President Obama stretched immigration law to the greatest extent possible to provide employment authorization to 5 million people in the United States illegally. But his actions ignored the origin of America’s immigration problems: the inability for would-be immigrants to enter and work legally.

President Obama could have reformed the burdensome regulatory process that interferes with the functioning of our legal immigration system. He could have repealed the erroneous bureaucratic interpretation of the law that counted children and spouses of employer-based immigrants against the annual quota, a move that produced a massive backlog of applicants. He refused to.

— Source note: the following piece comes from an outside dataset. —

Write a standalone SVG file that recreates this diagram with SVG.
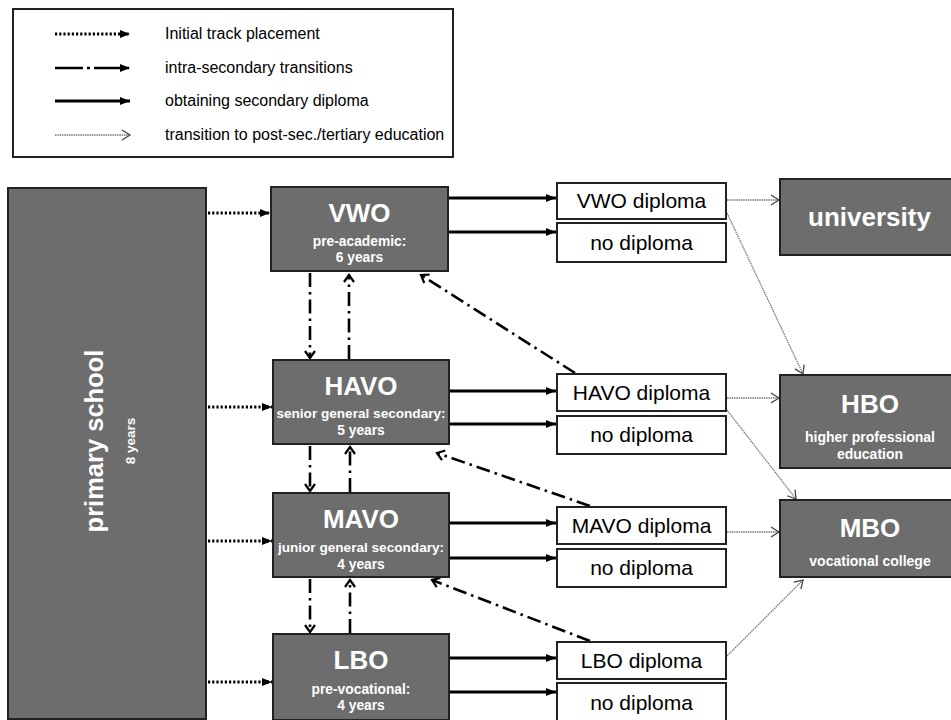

Not only has the president ignored the legal system’s problems, he has also been an active contributor to them. One of the president’s first “executive actions” on immigration was to revoke the Bush administration’s reforms of the H-2A visa that streamlined the procedures for employers of seasonal farm workers. He followed with a regulatory assault on the H-2B visa for seasonal nonagricultural workers.

These regulatory moves were not surprising. As a senator, Barack Obama was one of the Democrats most opposed to the guest worker program. In 2007, he worked with the AFL-CIO and other unions to strip guest workers from the comprehensive immigration reform bill and cast the deciding vote for an amendment to sunset the new guest worker program. Obama said on the Senate floor that he didn’t want people here only as “guests” and not as “full participants in our democracy,” as if that is what they all want anyway.

Guest workers become even more important if the president’s unilateral legalization plan goes into effect. Hundreds of thousands of farm workers are predicted to be eligible who would likely abandon farm work for better jobs. While this is good for the overall economy — workers should work where their talents are best utilized — it leaves farmers in the lurch.

All this gives Republicans a major opportunity to fight back against the president’s anti-legal immigration agenda with good bills that fix the legal system. Ag and non-ag guest worker programs would end America’s illegal immigration problems. Reforms the high-skilled visa categories and green card quota would keep America competitive.

These moves would change the political narrative from one in which Republicans oppose immigration to one in which the president is forced to defend his own actions. Legal immigration reform is an issue that has never really interested the president, but without it, the U.S. is condemned to more years of dysfunctional bureaucracy, illegal immigration, and uncompetitive labor policies.

By failing to fix these problems – or push for legislative solutions either – the president is ceding the field to Republicans.